- Stated exercise -
State only how many lines below include the string "that".

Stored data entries
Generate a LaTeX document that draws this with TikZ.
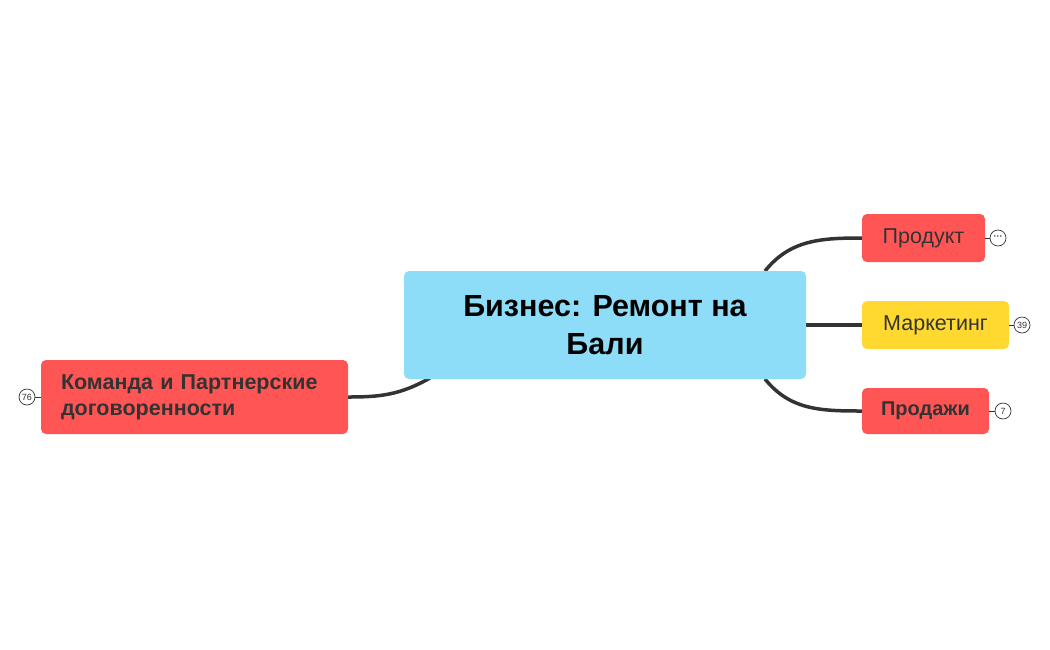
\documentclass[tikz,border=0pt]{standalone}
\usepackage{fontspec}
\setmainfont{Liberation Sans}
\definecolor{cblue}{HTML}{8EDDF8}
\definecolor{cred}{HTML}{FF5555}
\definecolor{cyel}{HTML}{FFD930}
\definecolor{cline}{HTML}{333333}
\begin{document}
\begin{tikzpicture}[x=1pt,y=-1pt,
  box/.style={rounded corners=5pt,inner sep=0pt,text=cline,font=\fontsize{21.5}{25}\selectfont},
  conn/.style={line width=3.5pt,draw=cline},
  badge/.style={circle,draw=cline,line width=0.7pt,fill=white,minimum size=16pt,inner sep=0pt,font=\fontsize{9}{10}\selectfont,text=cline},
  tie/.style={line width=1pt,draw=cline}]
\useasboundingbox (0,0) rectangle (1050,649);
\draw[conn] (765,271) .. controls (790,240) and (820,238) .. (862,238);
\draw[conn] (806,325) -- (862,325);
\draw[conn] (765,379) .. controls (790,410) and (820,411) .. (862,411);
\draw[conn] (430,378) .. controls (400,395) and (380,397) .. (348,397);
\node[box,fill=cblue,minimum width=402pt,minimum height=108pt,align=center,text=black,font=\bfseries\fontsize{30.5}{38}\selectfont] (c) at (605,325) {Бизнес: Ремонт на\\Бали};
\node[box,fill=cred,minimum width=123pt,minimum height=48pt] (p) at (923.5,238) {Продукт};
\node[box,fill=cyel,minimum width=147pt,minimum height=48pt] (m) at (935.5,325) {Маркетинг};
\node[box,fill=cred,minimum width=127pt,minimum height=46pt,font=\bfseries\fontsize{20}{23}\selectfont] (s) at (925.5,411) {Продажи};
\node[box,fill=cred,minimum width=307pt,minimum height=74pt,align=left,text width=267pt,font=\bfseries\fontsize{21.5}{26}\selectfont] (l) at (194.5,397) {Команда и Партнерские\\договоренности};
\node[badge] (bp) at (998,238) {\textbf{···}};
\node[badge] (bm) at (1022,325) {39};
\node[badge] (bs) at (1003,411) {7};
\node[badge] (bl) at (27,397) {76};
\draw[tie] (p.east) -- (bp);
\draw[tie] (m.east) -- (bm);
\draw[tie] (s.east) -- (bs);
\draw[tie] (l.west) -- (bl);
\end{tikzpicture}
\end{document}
---
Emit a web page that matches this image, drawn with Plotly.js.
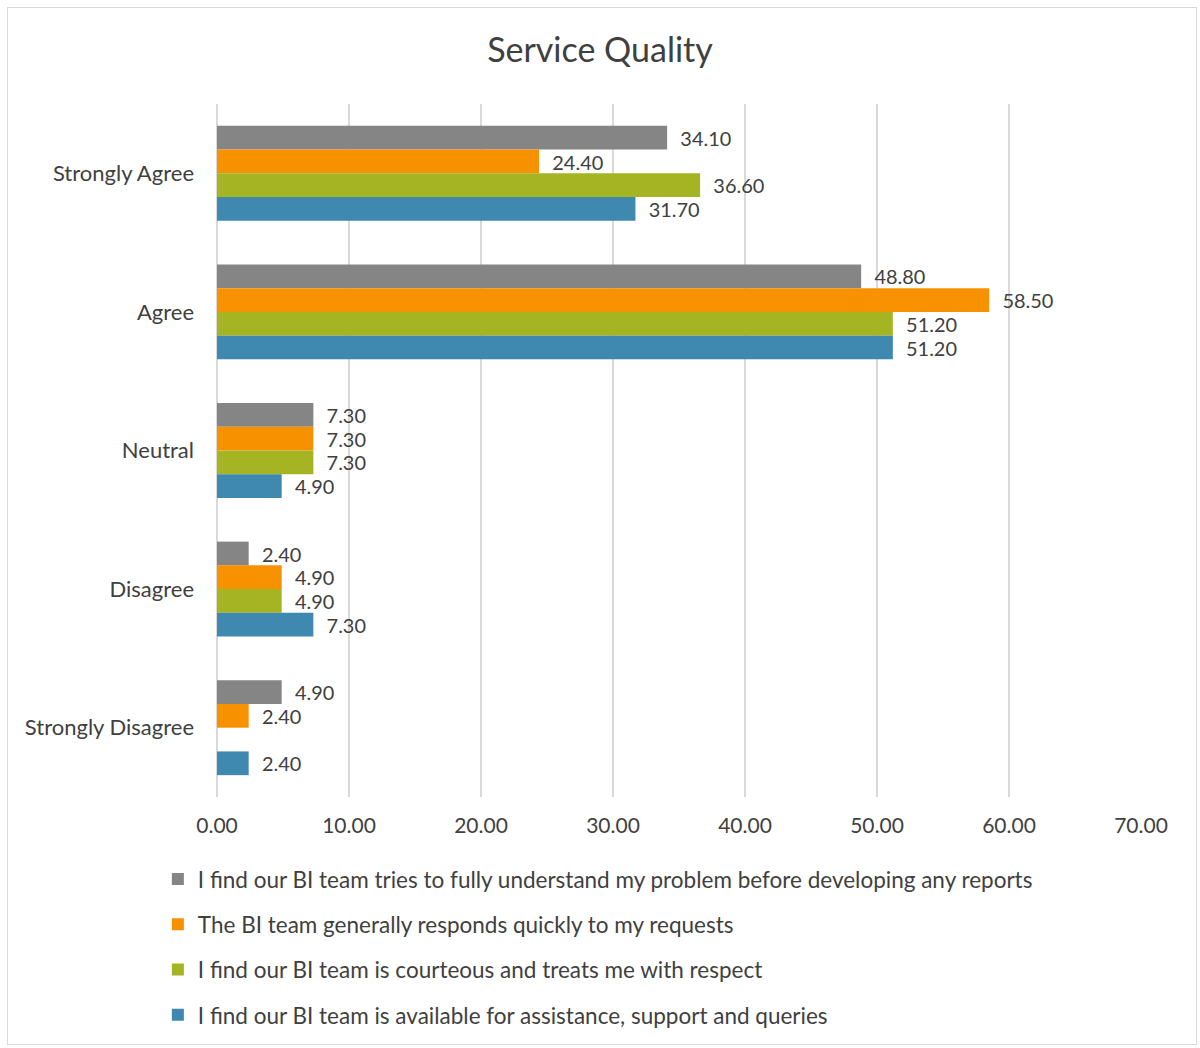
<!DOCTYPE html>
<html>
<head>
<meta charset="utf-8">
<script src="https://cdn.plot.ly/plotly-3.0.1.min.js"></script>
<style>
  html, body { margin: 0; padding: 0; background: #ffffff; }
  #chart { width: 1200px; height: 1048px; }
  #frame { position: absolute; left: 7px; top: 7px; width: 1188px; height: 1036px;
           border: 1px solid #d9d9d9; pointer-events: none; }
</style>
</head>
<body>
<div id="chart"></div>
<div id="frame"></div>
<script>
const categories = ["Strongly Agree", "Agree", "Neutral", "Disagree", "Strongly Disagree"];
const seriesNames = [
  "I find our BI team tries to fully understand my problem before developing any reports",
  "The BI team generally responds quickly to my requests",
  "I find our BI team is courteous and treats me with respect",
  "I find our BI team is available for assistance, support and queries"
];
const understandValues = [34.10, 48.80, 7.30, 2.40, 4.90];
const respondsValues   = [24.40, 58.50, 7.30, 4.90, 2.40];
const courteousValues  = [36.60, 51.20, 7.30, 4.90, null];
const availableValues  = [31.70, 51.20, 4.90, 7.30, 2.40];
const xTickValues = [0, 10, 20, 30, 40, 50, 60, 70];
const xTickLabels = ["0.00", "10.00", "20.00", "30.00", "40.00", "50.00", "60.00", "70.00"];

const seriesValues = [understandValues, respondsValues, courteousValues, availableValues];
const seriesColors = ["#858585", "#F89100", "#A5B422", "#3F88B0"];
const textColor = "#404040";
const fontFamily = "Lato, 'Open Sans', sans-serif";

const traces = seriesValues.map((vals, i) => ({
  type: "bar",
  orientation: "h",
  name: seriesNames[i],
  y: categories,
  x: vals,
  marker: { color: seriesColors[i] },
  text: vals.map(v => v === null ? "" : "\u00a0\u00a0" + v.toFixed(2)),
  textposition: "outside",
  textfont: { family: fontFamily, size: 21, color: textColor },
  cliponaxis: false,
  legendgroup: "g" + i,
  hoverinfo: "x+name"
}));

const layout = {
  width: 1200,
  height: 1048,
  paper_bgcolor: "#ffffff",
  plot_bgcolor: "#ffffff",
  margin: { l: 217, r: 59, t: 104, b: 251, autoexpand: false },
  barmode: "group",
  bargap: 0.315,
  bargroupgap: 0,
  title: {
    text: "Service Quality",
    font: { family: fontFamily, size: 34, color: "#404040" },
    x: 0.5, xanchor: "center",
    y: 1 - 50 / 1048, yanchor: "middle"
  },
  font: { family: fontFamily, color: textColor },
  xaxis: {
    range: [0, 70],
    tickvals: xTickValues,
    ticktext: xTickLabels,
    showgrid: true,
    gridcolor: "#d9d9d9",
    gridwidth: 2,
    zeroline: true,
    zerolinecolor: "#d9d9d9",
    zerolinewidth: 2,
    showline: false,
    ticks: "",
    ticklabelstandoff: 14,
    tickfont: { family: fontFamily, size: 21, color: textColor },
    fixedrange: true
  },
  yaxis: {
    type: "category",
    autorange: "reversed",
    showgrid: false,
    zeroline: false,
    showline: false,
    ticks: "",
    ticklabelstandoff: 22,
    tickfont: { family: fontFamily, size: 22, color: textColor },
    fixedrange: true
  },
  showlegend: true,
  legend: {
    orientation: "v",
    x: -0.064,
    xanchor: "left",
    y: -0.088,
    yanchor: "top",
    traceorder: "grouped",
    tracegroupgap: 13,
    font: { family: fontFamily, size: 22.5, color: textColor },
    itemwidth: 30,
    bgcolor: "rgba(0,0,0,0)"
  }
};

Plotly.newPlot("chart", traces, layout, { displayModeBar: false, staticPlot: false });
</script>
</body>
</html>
* * *
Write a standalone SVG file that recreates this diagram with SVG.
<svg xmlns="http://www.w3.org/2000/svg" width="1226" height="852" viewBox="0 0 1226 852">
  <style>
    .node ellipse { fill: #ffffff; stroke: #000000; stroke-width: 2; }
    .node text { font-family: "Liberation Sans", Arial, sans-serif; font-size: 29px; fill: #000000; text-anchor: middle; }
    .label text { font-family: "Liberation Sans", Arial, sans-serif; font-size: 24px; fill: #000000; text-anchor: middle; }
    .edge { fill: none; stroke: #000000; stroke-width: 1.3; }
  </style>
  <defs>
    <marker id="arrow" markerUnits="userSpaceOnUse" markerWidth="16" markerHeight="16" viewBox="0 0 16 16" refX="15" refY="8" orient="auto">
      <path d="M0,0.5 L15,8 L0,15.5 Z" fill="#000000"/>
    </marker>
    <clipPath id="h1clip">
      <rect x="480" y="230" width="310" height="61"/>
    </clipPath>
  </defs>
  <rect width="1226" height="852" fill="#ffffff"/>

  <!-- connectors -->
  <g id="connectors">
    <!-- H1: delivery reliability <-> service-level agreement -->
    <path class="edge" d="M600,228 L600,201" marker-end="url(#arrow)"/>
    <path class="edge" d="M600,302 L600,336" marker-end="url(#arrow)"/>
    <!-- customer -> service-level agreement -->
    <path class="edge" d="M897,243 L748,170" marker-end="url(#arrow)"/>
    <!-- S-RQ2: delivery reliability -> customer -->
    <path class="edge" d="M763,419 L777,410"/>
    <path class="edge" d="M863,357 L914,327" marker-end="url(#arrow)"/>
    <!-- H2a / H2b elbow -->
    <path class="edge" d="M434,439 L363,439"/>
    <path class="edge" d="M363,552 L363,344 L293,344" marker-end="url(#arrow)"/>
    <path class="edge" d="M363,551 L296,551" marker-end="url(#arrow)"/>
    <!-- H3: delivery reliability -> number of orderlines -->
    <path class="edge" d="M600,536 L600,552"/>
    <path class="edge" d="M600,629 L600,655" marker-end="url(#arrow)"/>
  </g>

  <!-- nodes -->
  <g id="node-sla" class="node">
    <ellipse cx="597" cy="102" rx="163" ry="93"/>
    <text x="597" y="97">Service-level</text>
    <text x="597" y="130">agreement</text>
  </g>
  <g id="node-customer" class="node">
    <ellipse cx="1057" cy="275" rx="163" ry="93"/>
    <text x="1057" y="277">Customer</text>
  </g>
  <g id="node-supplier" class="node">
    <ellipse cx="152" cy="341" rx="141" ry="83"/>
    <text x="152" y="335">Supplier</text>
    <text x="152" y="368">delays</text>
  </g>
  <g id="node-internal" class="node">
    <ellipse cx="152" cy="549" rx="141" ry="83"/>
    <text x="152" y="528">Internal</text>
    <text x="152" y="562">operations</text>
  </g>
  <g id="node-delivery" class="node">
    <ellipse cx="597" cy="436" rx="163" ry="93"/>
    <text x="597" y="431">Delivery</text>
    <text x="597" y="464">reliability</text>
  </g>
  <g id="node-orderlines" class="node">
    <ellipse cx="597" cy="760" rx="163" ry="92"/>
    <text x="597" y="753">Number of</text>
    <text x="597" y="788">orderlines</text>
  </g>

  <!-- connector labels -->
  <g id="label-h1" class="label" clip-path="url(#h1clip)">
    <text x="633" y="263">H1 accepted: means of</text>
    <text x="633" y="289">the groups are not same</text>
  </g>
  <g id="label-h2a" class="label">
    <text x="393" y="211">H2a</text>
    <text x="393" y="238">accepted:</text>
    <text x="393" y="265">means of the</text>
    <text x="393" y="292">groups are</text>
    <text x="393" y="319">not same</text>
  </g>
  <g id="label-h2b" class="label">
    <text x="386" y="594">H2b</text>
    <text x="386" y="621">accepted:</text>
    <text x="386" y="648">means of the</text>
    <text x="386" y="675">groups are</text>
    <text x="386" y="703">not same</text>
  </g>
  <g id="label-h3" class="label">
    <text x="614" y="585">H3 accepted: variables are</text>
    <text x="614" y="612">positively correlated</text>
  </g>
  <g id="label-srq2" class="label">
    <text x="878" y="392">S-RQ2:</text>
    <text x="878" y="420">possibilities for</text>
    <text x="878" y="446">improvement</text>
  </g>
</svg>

- Solution -
3